Mon 7 May 2012
Sixth grade English was the year of the notebook. The assignment was 20 minutes of writing a day. It didn’t matter what: you could treat it like a diary (hopefully keeping in mind that your your teacher would eventually be reading said notebook), write a story, a poem, ideas, the requirement was that you did it for 20 minutes.
Normally, such an open ended set of expectations would have sent me into a whirlwind of worry. How do you know if you’re doing it right if there isn’t a specification of what you are supposed to be doing? How do you ensure doing well at something if there aren’t really guidelines?
From my now doubled age (gasp!), I understand that the point was to write, improve our writing skills, and learn new things about it. But at the time it seemed like a somewhat crazy assignment; do this action for 20 minutes every day and you’ll eventually get scored on it.
The thing was, after the initial worry fest, I really grew to enjoy writing and the freedom of getting to do so on topics of my own choice. Getting notes in the margins about having a “strong voice” made a person feel pretty awesome, but the gentle reminders that proper paragraphs do serve their purpose, though somewhat frustrating , did improve my writing a lot.
Sometimes I wonder if falling in love with writing via sixth grade notebooks helped to lead me here, writing about food and life to you guys in the internet ether. Either way, Mrs. Bollegraf, for making me fall in love with writing (and many other reasons), you are one of the teachers I hold in highest esteem through my illustrious educational career. I’m sorry my penmanship was so terrible back then.
Sundried Tomato, Snap Pea and Gouda Skewers
(recipe from Flavours: The Cookbook)
8 oz gouda
A package of snap peas
- Cut the gouda into pieces approximately 1″x1″x1/2″ in dimension.
- Trim the ends off of the snap peas and cut them into halves.
- Place the sundried tomatoes in a strainer and run under cool water to drain off the oil.

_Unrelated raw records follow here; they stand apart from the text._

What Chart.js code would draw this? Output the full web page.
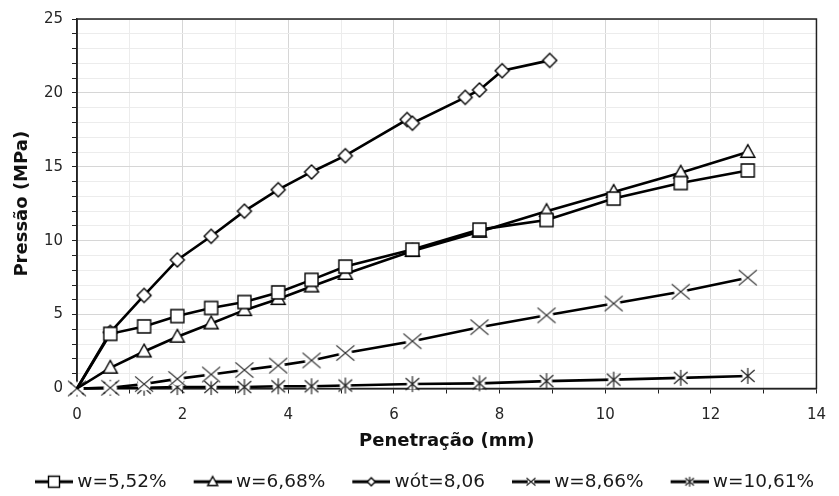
<!DOCTYPE html>
<html>
<head>
<meta charset="utf-8">
<script src="https://cdn.jsdelivr.net/npm/chart.js@4"></script>
<style>
  html, body { margin: 0; padding: 0; background: #fff; }
</style>
</head>
<body>
<canvas id="chart" width="839" height="496"></canvas>
<script>
const seriesNames = ['w=5,52%', 'w=6,68%', 'wót=8,06', 'w=8,66%', 'w=10,61%'];
const penetration = [0, 0.63, 1.27, 1.9, 2.54, 3.17, 3.81, 4.44, 5.08, 6.35, 7.62, 8.89, 10.16, 11.43, 12.7];
const pressureW552 = [0, 3.7, 4.2, 4.9, 5.45, 5.85, 6.5, 7.35, 8.25, 9.4, 10.75, 11.4, 12.85, 13.9, 14.75];
const pressureW668 = [0, 1.4, 2.5, 3.5, 4.4, 5.3, 6.05, 6.9, 7.75, 9.3, 10.6, 12.0, 13.3, 14.6, 16.0];
const penetrationOpt = [0, 0.63, 1.27, 1.9, 2.54, 3.17, 3.81, 4.44, 5.08, 6.25, 6.35, 7.35, 7.62, 8.05, 8.95];
const pressureOpt = [0, 3.8, 6.3, 8.7, 10.3, 12.0, 13.45, 14.65, 15.75, 18.2, 17.95, 19.7, 20.2, 21.5, 22.2];
const pressureW866 = [0, 0.05, 0.3, 0.65, 0.95, 1.25, 1.55, 1.9, 2.4, 3.2, 4.15, 4.95, 5.75, 6.55, 7.5];
const pressureW1061 = [0, 0.05, 0.05, 0.1, 0.1, 0.1, 0.15, 0.15, 0.2, 0.3, 0.35, 0.5, 0.6, 0.72, 0.85];
const xTicks = [0, 2, 4, 6, 8, 10, 12, 14];
const yTicks = [0, 5, 10, 15, 20, 25];

// marker shapes, drawn on small canvases so the legend can reuse them
const drawMarker = (ctx, kind, cx, cy, r) => {
  ctx.strokeStyle = '#000';
  ctx.fillStyle = '#fff';
  ctx.lineWidth = 1.4;
  ctx.beginPath();
  if (kind === 'square') {
    ctx.rect(cx - r, cy - r, 2 * r, 2 * r);
    ctx.fill();
    ctx.stroke();
  } else if (kind === 'triangle') {
    ctx.moveTo(cx, cy - r * 1.05);
    ctx.lineTo(cx + r, cy + r * 0.75);
    ctx.lineTo(cx - r, cy + r * 0.75);
    ctx.closePath();
    ctx.fill();
    ctx.stroke();
  } else if (kind === 'diamond') {
    ctx.moveTo(cx, cy - r);
    ctx.lineTo(cx + r, cy);
    ctx.lineTo(cx, cy + r);
    ctx.lineTo(cx - r, cy);
    ctx.closePath();
    ctx.fill();
    ctx.stroke();
  } else if (kind === 'cross') {
    ctx.arc(cx, cy, r * 0.75, 0, Math.PI * 2);
    ctx.fill();
    ctx.beginPath();
    ctx.lineWidth = 1.2;
    ctx.strokeStyle = '#222';
    ctx.moveTo(cx - r, cy - r * 0.85);
    ctx.lineTo(cx + r, cy + r * 0.85);
    ctx.moveTo(cx + r, cy - r * 0.85);
    ctx.lineTo(cx - r, cy + r * 0.85);
    ctx.stroke();
  } else if (kind === 'star') {
    ctx.arc(cx, cy, r * 0.7, 0, Math.PI * 2);
    ctx.fill();
    ctx.beginPath();
    ctx.lineWidth = 1.2;
    ctx.strokeStyle = '#222';
    ctx.moveTo(cx - r * 0.85, cy - r * 0.75);
    ctx.lineTo(cx + r * 0.85, cy + r * 0.75);
    ctx.moveTo(cx + r * 0.85, cy - r * 0.75);
    ctx.lineTo(cx - r * 0.85, cy + r * 0.75);
    ctx.moveTo(cx, cy - r);
    ctx.lineTo(cx, cy + r);
    ctx.stroke();
  }
};

const makePointImage = (kind, r) => {
  const size = Math.ceil(2 * r + 4);
  const c = document.createElement('canvas');
  c.width = size;
  c.height = size;
  drawMarker(c.getContext('2d'), kind, size / 2, size / 2, r);
  return c;
};

// legend icon: short line with the marker, right-aligned in a wider image
const makeLegendImage = (kind, r) => {
  const c = document.createElement('canvas');
  c.width = 64;
  c.height = 20;
  const ctx = c.getContext('2d');
  ctx.strokeStyle = '#000';
  ctx.lineWidth = 3;
  ctx.beginPath();
  ctx.moveTo(26, 10);
  ctx.lineTo(64, 10);
  ctx.stroke();
  drawMarker(ctx, kind, 45, 10, r);
  return c;
};

const markerKinds = ['square', 'triangle', 'diamond', 'cross', 'star'];
const markerSizes = [6.5, 7, 7, 9, 8];
const legendSizes = [5.5, 5, 4, 4.5, 5];
const xValues = [penetration, penetration, penetrationOpt, penetration, penetration];
const yValues = [pressureW552, pressureW668, pressureOpt, pressureW866, pressureW1061];
// the first three series show no marker at the origin
const originMarker = [false, false, false, true, true];

const legendIcons = markerKinds.map((k, i) => makeLegendImage(k, legendSizes[i]));

const plotFrame = {
  id: 'plotFrame',
  beforeDatasetsDraw(chart) {
    const { ctx, chartArea: a } = chart;
    ctx.save();
    ctx.strokeStyle = '#222';
    ctx.lineWidth = 1.5;
    ctx.strokeRect(a.left, a.top, a.right - a.left, a.bottom - a.top);
    ctx.restore();
  },
};

const ctx = document.getElementById('chart').getContext('2d');
new Chart(ctx, {
  type: 'line',
  data: {
    datasets: seriesNames.map((name, i) => ({
      label: name,
      data: xValues[i].map((x, j) => ({ x: x, y: yValues[i][j] })),
      borderColor: '#000',
      borderWidth: 2.6,
      pointStyle: makePointImage(markerKinds[i], markerSizes[i]),
      pointRadius: (c) => (c.dataIndex === 0 && !originMarker[i] ? 0 : 7),
      tension: 0,
      clip: false,
    })),
  },
  options: {
    responsive: false,
    animation: false,
    layout: {
      padding: { left: 8, right: 14, top: 19, bottom: -5 },
    },
    plugins: {
      tooltip: { enabled: false },
      legend: {
        position: 'bottom',
        align: 'start',
        labels: {
          usePointStyle: true,
          pointStyleWidth: 54,
          padding: 6,
          color: '#1a1a1a',
          font: { family: 'DejaVu Sans', size: 18.5 },
          generateLabels: (chart) =>
            chart.data.datasets.map((ds, i) => ({
              text: ds.label,
              pointStyle: legendIcons[i],
              fillStyle: '#fff',
              strokeStyle: '#000',
              lineWidth: 0,
              hidden: false,
              datasetIndex: i,
              fontColor: '#1a1a1a',
            })),
        },
      },
    },
    scales: {
      x: {
        type: 'linear',
        min: 0,
        max: 14,
        afterFit: (scale) => {
          scale.height = 78;
        },
        afterBuildTicks: (scale) => {
          scale.ticks = Array.from({ length: 15 }, (_, i) => ({ value: i }));
        },
        ticks: {
          autoSkip: false,
          maxRotation: 0,
          padding: 13,
          color: '#262626',
          font: { family: 'DejaVu Sans', size: 15 },
          callback: (v) => (xTicks.includes(v) ? v : ''),
        },
        grid: {
          color: (c) => (c.tick && c.tick.value % 2 === 0 ? '#d6d6d6' : '#ececec'),
          tickColor: '#222',
          tickLength: 5,
          lineWidth: 1,
        },
        border: { color: '#222', width: 1.5 },
        title: {
          display: true,
          text: 'Penetração (mm)',
          color: '#111',
          font: { family: 'DejaVu Sans', size: 18, weight: 'bold' },
          padding: { top: 4, bottom: 14 },
        },
      },
      y: {
        type: 'linear',
        min: 0,
        max: 25,
        afterFit: (scale) => {
          scale.width = 69;
        },
        afterBuildTicks: (scale) => {
          scale.ticks = Array.from({ length: 26 }, (_, i) => ({ value: i }));
        },
        ticks: {
          autoSkip: false,
          padding: 9,
          color: '#262626',
          font: { family: 'DejaVu Sans', size: 15 },
          callback: (v) => (yTicks.includes(v) ? v : ''),
        },
        grid: {
          color: (c) => (c.tick && c.tick.value % 5 === 0 ? '#d6d6d6' : '#ececec'),
          tickColor: '#222',
          tickLength: 5,
          lineWidth: 1,
        },
        border: { color: '#222', width: 1.5 },
        title: {
          display: true,
          text: 'Pressão (MPa)',
          color: '#111',
          font: { family: 'DejaVu Sans', size: 18, weight: 'bold' },
          padding: { top: 4, bottom: 4 },
        },
      },
    },
  },
  plugins: [plotFrame],
});
</script>
</body>
</html>
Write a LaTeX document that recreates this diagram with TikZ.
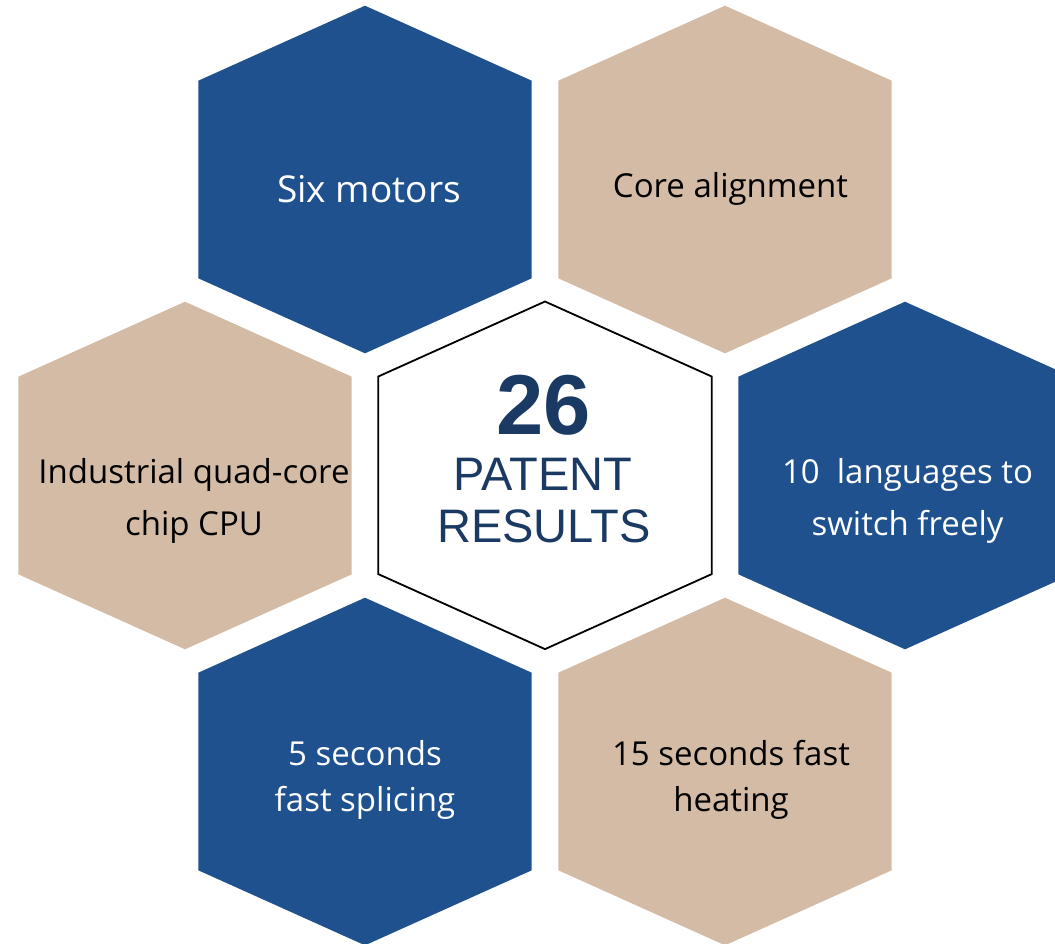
\documentclass[tikz,border=0pt]{standalone}
\usepackage{fontspec}
\setmainfont{Open Sans}
\newfontfamily\arialfont{Liberation Sans}
\definecolor{hexblue}{RGB}{30,81,142}
\definecolor{hextan}{RGB}{212,187,165}
\definecolor{navytext}{RGB}{27,58,99}
\newcommand\hexpath[2]{(#1,#2) ++(0,-173.8) -- ++(166.7,75) -- ++(0,197.6) -- ++(-166.7,75) -- ++(-166.7,-75) -- ++(0,-197.6) -- cycle}
\tikzset{
  bluehex/.style={fill=hexblue},
  tanhex/.style={fill=hextan},
  centerhex/.style={fill=white,draw=black,line width=1.8pt,line join=miter},
  whitelabel/.style={text=white,align=center,anchor=base,inner sep=0pt},
  darklabel/.style={text=black,align=center,anchor=base,inner sep=0pt},
  midfont/.style={font=\fontsize{33}{52}\selectfont},
  lowfont/.style={font=\fontsize{33}{46}\selectfont},
  centertext/.style={anchor=base,inner sep=0pt,text=navytext},
}
\begin{document}
\begin{tikzpicture}[x=1pt,y=-1pt]
\useasboundingbox (0,0) rectangle (1055,943);
\clip (0,0) rectangle (1055,943);
\fill[bluehex] \hexpath{365}{179.5};
\fill[tanhex] \hexpath{725}{179.5};
\fill[tanhex] \hexpath{185}{475.5};
\fill[bluehex] \hexpath{905}{475.5};
\fill[bluehex] \hexpath{365}{771.5};
\fill[tanhex] \hexpath{725}{771.5};
\path[centerhex] \hexpath{545}{475.3};
\node[whitelabel,font=\fontsize{37}{44}\selectfont] (six) at (369,202.3) {Six motors};
\node[darklabel,font=\fontsize{33}{40}\selectfont] (core) at (730.5,197.3) {Core alignment};
\node[darklabel,midfont] (ind) at (194,535) {Industrial quad-core\\chip CPU};
\node[whitelabel,midfont] (lang) at (907.5,535) {10\ \ languages to\\switch freely};
\node[whitelabel,lowfont] (five) at (365,811.7) {5 seconds\\fast splicing};
\node[darklabel,lowfont] (fifteen) at (731,811.7) {15 seconds fast\\heating};
\node[centertext,font=\arialfont\bfseries\fontsize{85}{90}\selectfont] (num) at (544,434) {26};
\node[centertext,font=\arialfont\fontsize{47}{50}\selectfont] (pat) at (543,490) {PATENT};
\node[centertext,font=\arialfont\fontsize{47}{50}\selectfont] (res) at (544,542) {RESULTS};
\end{tikzpicture}
\end{document}
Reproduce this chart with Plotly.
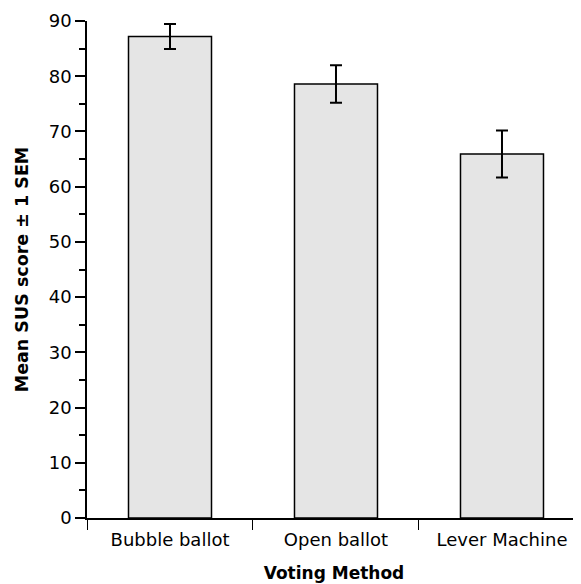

- Using a bamboo skewer or a tooth pick, pierce a sundried tomato, then 2 snap pea pieces, and then a cube of cheese. The cheese will be a steady base for these tasty morsels.
- Arrange on a platter and serve.
You can have a plate of these together for a party in about 8 minutes flat, which is great in and of itself. The thing that makes these really worth making, though, is that the flavors are sensational together. The creamy gouda and rich, deep tomato flavors from the sundried tomato are offset by the bright greenness and crunch of the snap peas.
Mr liked them better without the snap peas, so he took his apart and ate the peas on their own.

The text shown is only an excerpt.